Citizen Board Keeps Police In Touch

A distraught Turkish fruitseller pours out a tale of woe to a couple of police officers - one male, one female - who have just pulled up in a Volkswagen bus.

Her store apparently has been robbed, and the police are there to take down the particulars. How well do they relate to their community? Are they going to be able to do anything about this episode other than file a report?
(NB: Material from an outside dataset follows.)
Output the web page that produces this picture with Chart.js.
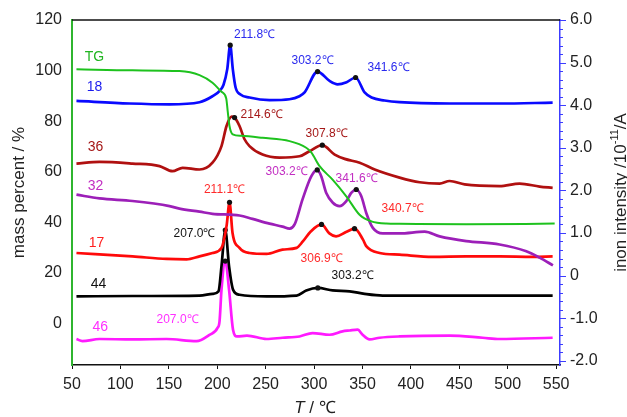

These are the questions that are being asked of the police nowadays.

The "American model" of policing may be controversial, but both advocates and critics support its emphasis on crime prevention and on making sure the officers on the beat know their community.

In the German borough of Wedding, just west of the remains of the Berlin Wall, citizens and the police have worked together to start a community anticrime board involving school officials, youth advocates, women's groups, and business leaders.

"We get everybody around the table, and when there are problems, we talk about them," says Heidemarie Fischer, a Social Democrat who serves on the interior affairs committee of the Berlin Chamber of Deputies. "All the responsible parties are there, so if we need to ask for more undercover officers to work the neighborhood, or more street workers to reach out to young people, we can get them."

Such boards have long been in existence in "Anglo-Saxon countries and in Scandinavia. But we Germans have to come along and reinvent the wheel," she says self-deprecatingly.

There have been a lot of calls for strong police action in the face of rising crime, Ms. Fischer says, "but thoughtful people know there's more to it than just that. The question is, what kind of society do we want? How do we deal with our cities? How do we prevent the development of slums?"

Two other experiments in community policing are to be launched at the beginning of next year in the boroughs of Neuklln and Friedrichshain. Under that experiment, 23 "service groups" will be set up, each with responsibility for security within its territory. "We call it the 'Berlin model,' " says Klaus Eisenreich, secretary and spokesman for the Berlin branch of the police union, GdP. "People are supposed to be able to see their police on the beat. And responsibility is being shifted downward - from the police headquarters to the local precinct house."